There is no grand finale, no plunging cliff, no soaring overlook. Just flags through the snow, and tracks, and then nothing. Snow, and rock, and Exit Glacier, and the far reaches of the Harding Icefield on the horizon, still heavy-coated with thick sugary white.
It felt slightly anticlimactic—but all good things must come to an end. So does this trail. Last week, our crew braved rain, cold, and biting katabatic winds from over the icefield to flag the route through the crumbly rock and snow of the alpine zone. It was cold enough for a dusting of fresh snow on the mountaintops just above us—in July.
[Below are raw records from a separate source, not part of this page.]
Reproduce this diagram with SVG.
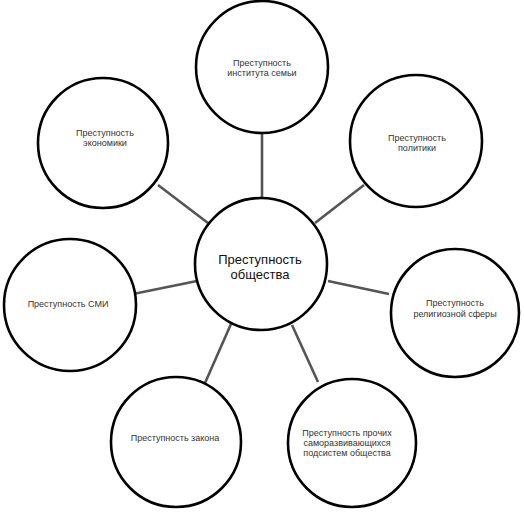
<svg xmlns="http://www.w3.org/2000/svg" width="524" height="512" viewBox="0 0 524 512">
<style>
.n circle{fill:#fff;stroke:#000;stroke-width:2.6}
.n text{font-family:"Liberation Sans",Arial,sans-serif;font-size:9px;fill:#333;text-anchor:middle}
.n text.big{font-size:13px;fill:#111}
#connectors line{stroke:#555;stroke-width:2.6}
</style>
<rect width="524" height="512" fill="#fff"/>
<g id="connectors">
<line x1="262" y1="133" x2="262" y2="198"/>
<line x1="158" y1="185" x2="208" y2="223"/>
<line x1="315" y1="223" x2="364" y2="185"/>
<line x1="133" y1="294" x2="197" y2="281"/>
<line x1="328" y1="281" x2="389" y2="294"/>
<line x1="205" y1="383" x2="231" y2="324"/>
<line x1="292" y1="325" x2="318" y2="382"/>
</g>
<g id="center" class="n"><circle cx="261" cy="264" r="66"/><text class="big" x="260" y="264">Преступность</text><text class="big" x="260" y="279">общества</text></g>
<g id="family" class="n"><circle cx="262" cy="67" r="66"/><text x="262" y="66">Преступность</text><text x="262" y="76">института семьи</text></g>
<g id="economy" class="n"><circle cx="103" cy="143" r="65"/><text x="105" y="136">Преступность</text><text x="105" y="146">экономики</text></g>
<g id="politics" class="n"><circle cx="416" cy="141" r="66"/><text x="417" y="141">Преступность</text><text x="417" y="151">политики</text></g>
<g id="smi" class="n"><circle cx="70" cy="305" r="66"/><text x="68" y="307">Преступность СМИ</text></g>
<g id="religion" class="n"><circle cx="455" cy="313" r="64"/><text x="455" y="306">Преступность</text><text x="455" y="317">религиозной сферы</text></g>
<g id="law" class="n"><circle cx="176" cy="442" r="65"/><text x="175" y="441">Преступность закона</text></g>
<g id="other" class="n"><circle cx="352" cy="443" r="64"/><text x="347" y="436">Преступность прочих</text><text x="347" y="446">саморазвивающихся</text><text x="347" y="456">подсистем общества</text></g>
</svg>
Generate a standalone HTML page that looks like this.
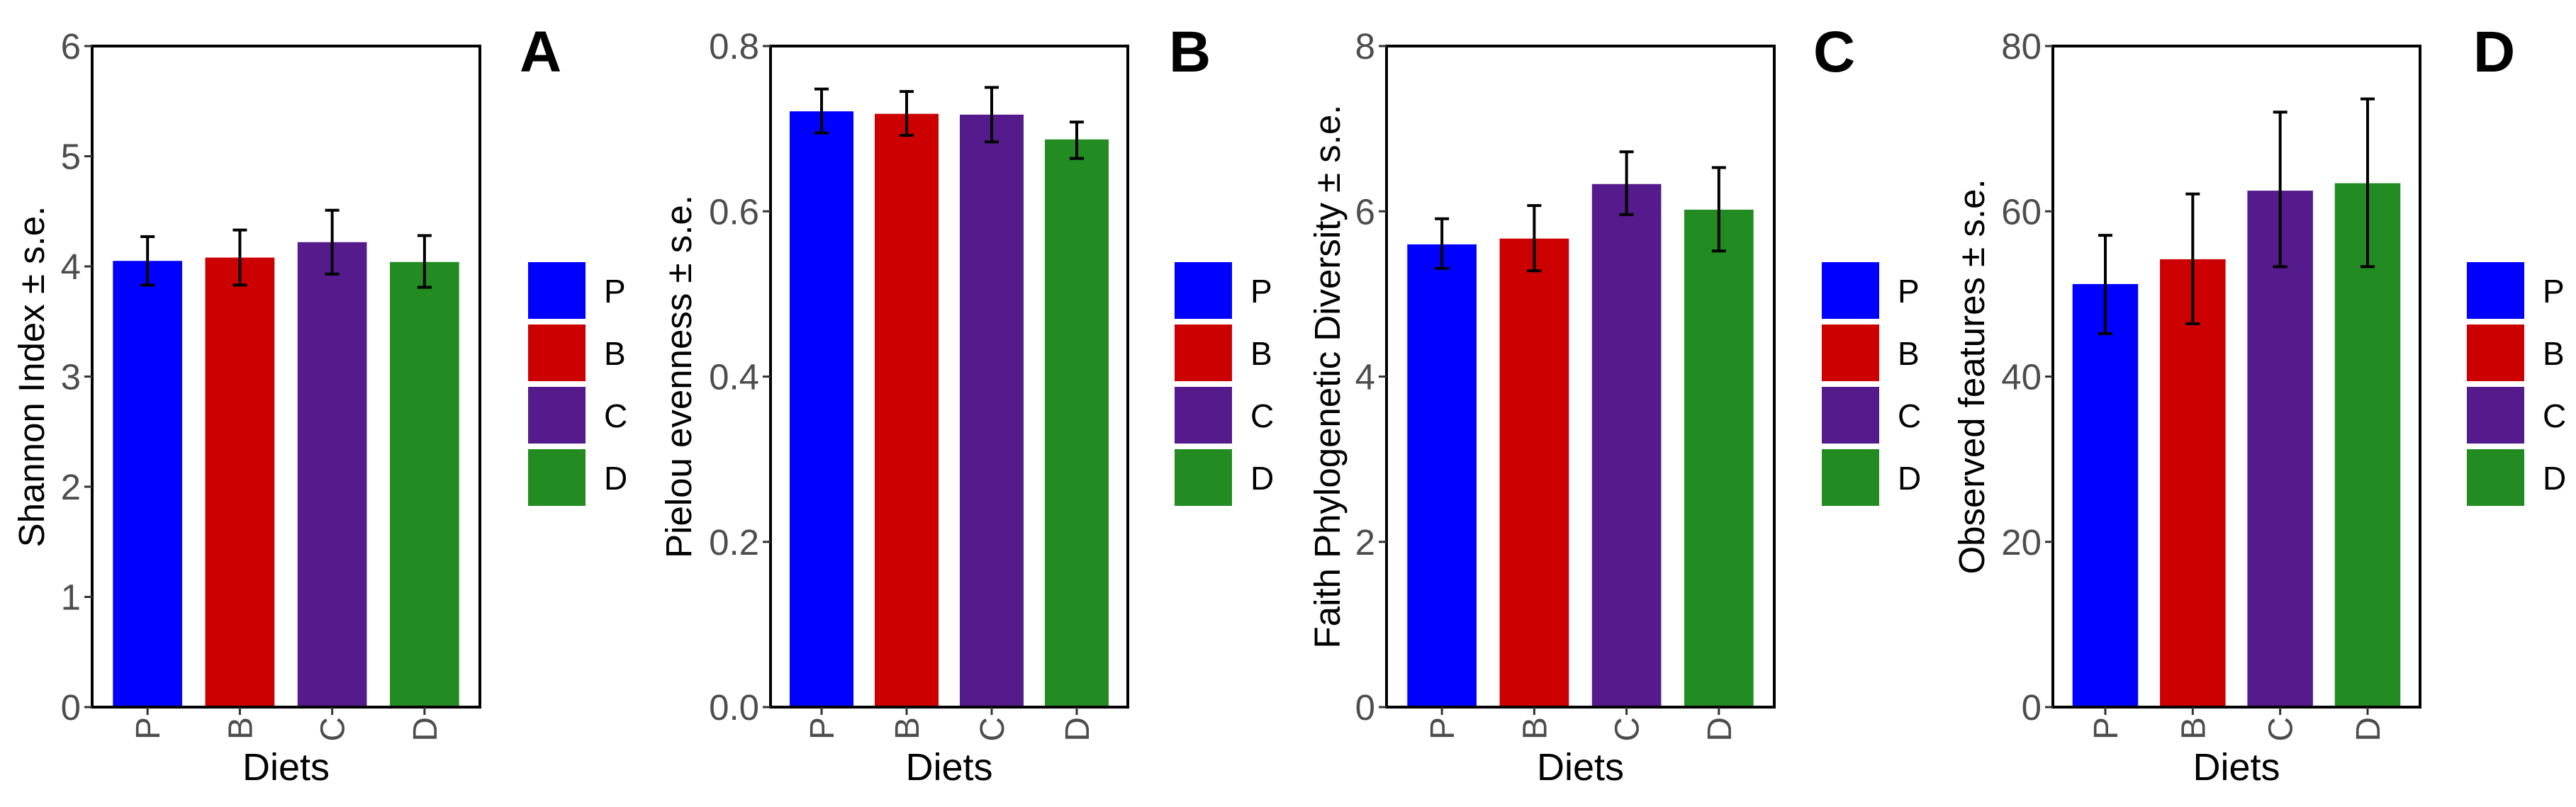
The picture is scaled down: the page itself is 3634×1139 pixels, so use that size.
<!DOCTYPE html>
<html><head><meta charset="utf-8"><style>
html,body{margin:0;padding:0;background:#fff;}
svg{display:block;font-family:"Liberation Sans",Arial,sans-serif;}
</style></head><body>
<svg id="fig" width="3634" height="1139" viewBox="0 0 3634 1139" xmlns="http://www.w3.org/2000/svg"></svg>
<script>
const categories = ["P","B","C","D"];
const colors = ["#0000ff","#cc0000","#551a8b","#228b22"];
const shannonValues = [4.05,4.08,4.22,4.04];
const shannonLow = [3.83,3.83,3.93,3.81];
const shannonHigh = [4.27,4.33,4.51,4.28];
const shannonTicks = [0,1,2,3,4,5,6];
const pielouValues = [0.721,0.718,0.717,0.687];
const pielouLow = [0.695,0.692,0.684,0.664];
const pielouHigh = [0.748,0.745,0.750,0.708];
const pielouTicks = ["0.0","0.2","0.4","0.6","0.8"];
const faithValues = [5.60,5.67,6.33,6.02];
const faithLow = [5.31,5.28,5.96,5.52];
const faithHigh = [5.91,6.07,6.72,6.53];
const faithTicks = [0,2,4,6,8];
const observedValues = [51.2,54.2,62.5,63.4];
const observedLow = [45.2,46.4,53.3,53.3];
const observedHigh = [57.1,62.1,72.0,73.6];
const observedTicks = [0,20,40,60,80];

const NS="http://www.w3.org/2000/svg";
const svgEl=document.getElementById('fig');
function mk(tag,attrs,parent,text){const e=document.createElementNS(NS,tag);for(const k in attrs)e.setAttribute(k,attrs[k]);if(text!==undefined)e.textContent=text;parent.appendChild(e);return e;}

const panels=[
 {id:"a",letter:"A",title:"Shannon Index \u00b1 s.e.",vals:shannonValues,lo:shannonLow,hi:shannonHigh,ticks:shannonTicks,max:6,left:130,right:677,legX:745,letX:733,titleX:44},
 {id:"b",letter:"B",title:"Pielou evenness \u00b1 s.e.",vals:pielouValues,lo:pielouLow,hi:pielouHigh,ticks:pielouTicks,max:0.8,left:1087,right:1591,legX:1657,letX:1649,titleX:957},
 {id:"c",letter:"C",title:"Faith Phylogenetic Diversity \u00b1 s.e.",vals:faithValues,lo:faithLow,hi:faithHigh,ticks:faithTicks,max:8,left:1956,right:2503,legX:2570,letX:2558,titleX:1872},
 {id:"d",letter:"D",title:"Observed features \u00b1 s.e.",vals:observedValues,lo:observedLow,hi:observedHigh,ticks:observedTicks,max:80,left:2896,right:3414,legX:3480,letX:3489,titleX:2781}
];
const plotTop=65,plotBottom=998;
panels.forEach(p=>{
  const g=mk('g',{},svgEl);
  
  
  const y=v=>plotBottom-(v/p.max)*(plotBottom-plotTop);
  const unit=(p.right-p.left)/4.2;
  const x=i=>p.left+(0.6+i)*unit;
  const bw=unit*0.75;
  p.vals.forEach((v,i)=>{
    const r=mk('rect',{x:x(i)-bw/2,y:y(v),width:bw,height:plotBottom-y(v),fill:colors[i]},g);
    
    
  });
  p.vals.forEach((v,i)=>{
    const eg=mk('g',{stroke:"#000","stroke-width":4},g);
    
    
    mk('line',{x1:x(i),x2:x(i),y1:y(p.hi[i]),y2:y(p.lo[i])},eg);
    mk('line',{x1:x(i)-10,x2:x(i)+10,y1:y(p.hi[i]),y2:y(p.hi[i])},eg);
    mk('line',{x1:x(i)-10,x2:x(i)+10,y1:y(p.lo[i]),y2:y(p.lo[i])},eg);
  });
  const fr=mk('rect',{x:p.left,y:plotTop,width:p.right-p.left,height:plotBottom-plotTop,fill:"none",stroke:"#000","stroke-width":4},g);
  
  
  p.ticks.forEach(t=>{
    const ty=y(parseFloat(t));
    mk('line',{x1:p.left-11,x2:p.left,y1:ty,y2:ty,stroke:"#333","stroke-width":3},g);
    const tl=mk('text',{x:p.left-16,y:ty+18,"text-anchor":"end","font-size":51,fill:"#4d4d4d"},g,String(t));
    
    
  });
  categories.forEach((c,i)=>{
    mk('line',{x1:x(i),x2:x(i),y1:plotBottom,y2:plotBottom+11,stroke:"#333","stroke-width":3},g);
    const tl=mk('text',{x:0,y:0,"text-anchor":"end","font-size":48,fill:"#4d4d4d",transform:`translate(${x(i)+17},${plotBottom+14}) rotate(-90)`},g,c);
    
    
  });
  const xt=mk('text',{x:(p.left+p.right)/2,y:1101,"text-anchor":"middle","font-size":54,fill:"#000"},g,"Diets");
  
  
  const yt=mk('text',{x:0,y:0,"text-anchor":"middle","font-size":51,fill:"#000",transform:`translate(${p.titleX+18},${(plotTop+plotBottom)/2}) rotate(-90)`},g,p.title);
  
  
  const lt=mk('text',{x:p.letX,y:101,"font-size":82,"font-weight":"bold",fill:"#000"},g,p.letter);
  
  
  categories.forEach((c,i)=>{
    const ly=370+i*88;
    const le=mk('g',{},g);
    
    
    mk('rect',{x:p.legX,y:ly,width:81,height:80,fill:colors[i]},le);
    mk('text',{x:p.legX+107,y:ly+57,"font-size":46,fill:"#000"},le,c);
  });
});
</script>
</body></html>
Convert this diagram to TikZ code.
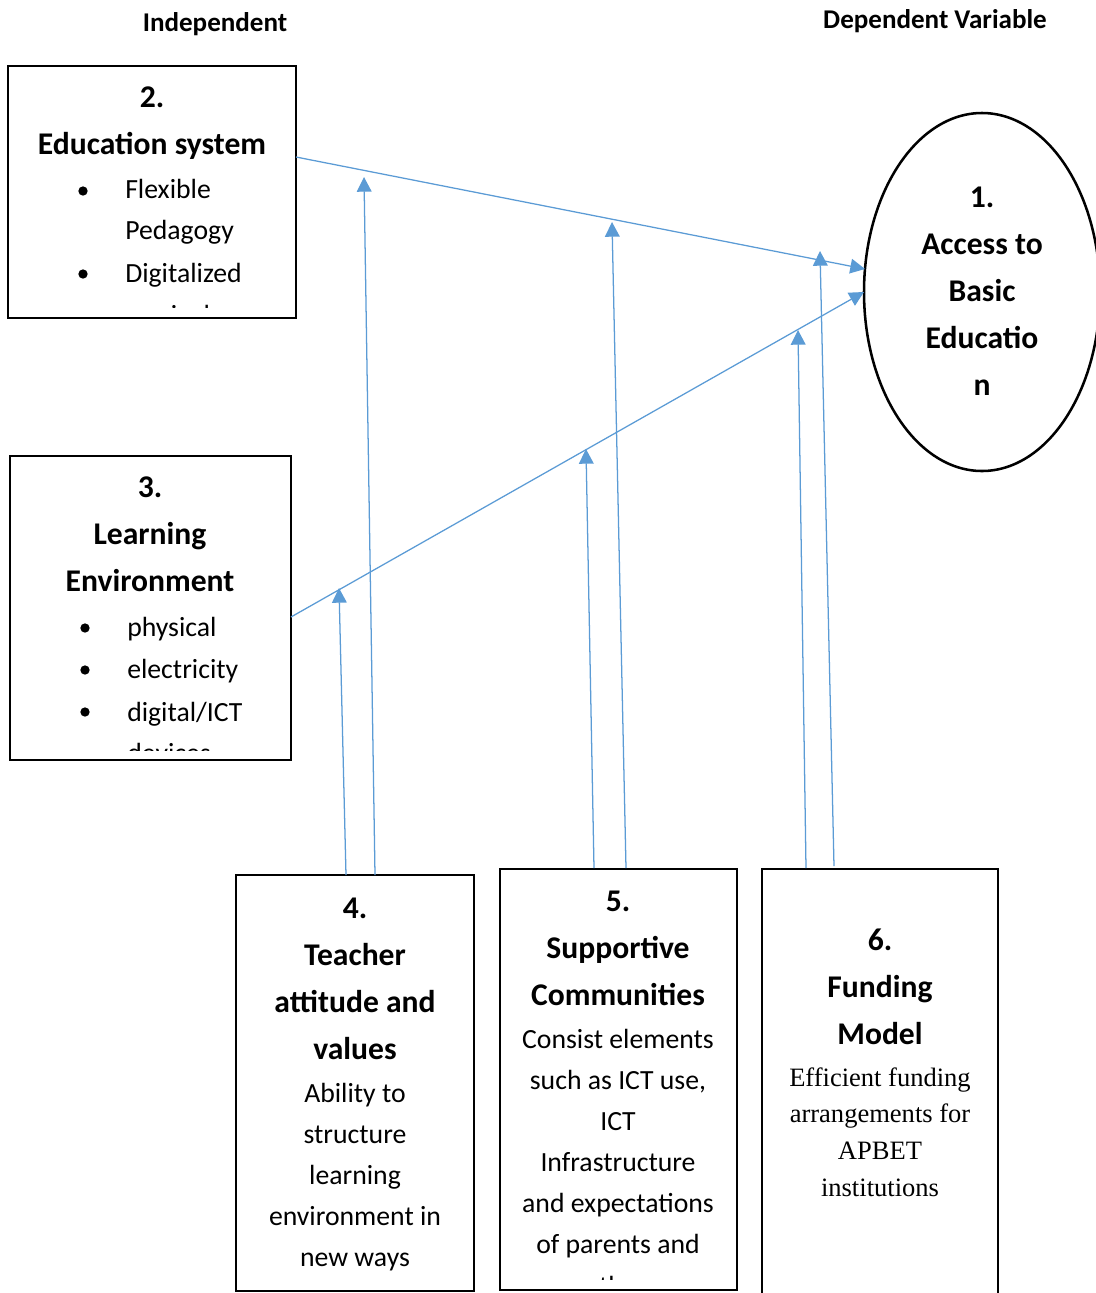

Our toes were numb through rubber boots and wool socks, and visibility was low. But morale was high as we reached the end of the trail, at the end of the world, snapped photos, and called in a radio check to the Exit Glacier Nature Center. Morale was not quite so high when they didn’t answer back, perhaps too far to hear.
After working on it all summer, flagging it and grooming the snow, the trail feels like an old friend. We hike it twice a week, hauling in flags and re-vegetation signs, shoveling snow off the summer trails and sending hikers up the stabler routes over rocks.
We know the plants, looking up geoms and Sitka valerian and buttercups in Pojar’s Guide to the Plants of the Pacific Northwest. “You packin’ the Poj today?” I’m asked pretty much every other day. Over lunch on the rocks overlooking the glacier, we key out flowers, learn taxon, argue over the defining characteristics of a saxifrage. We’re learning the birds, varied thrushes and ptarmigans and possibly a white warbler. We watch for marmots in the meadows, and bears, and wolverines on the hike up.
It’s our trail, in a way. And our gift to visitors and staff at Kenai Fjords. It’s our legacy, albeit a fast-melting one, this shoveled-marked path in the snow. Even at the end of the world, that has to mean something.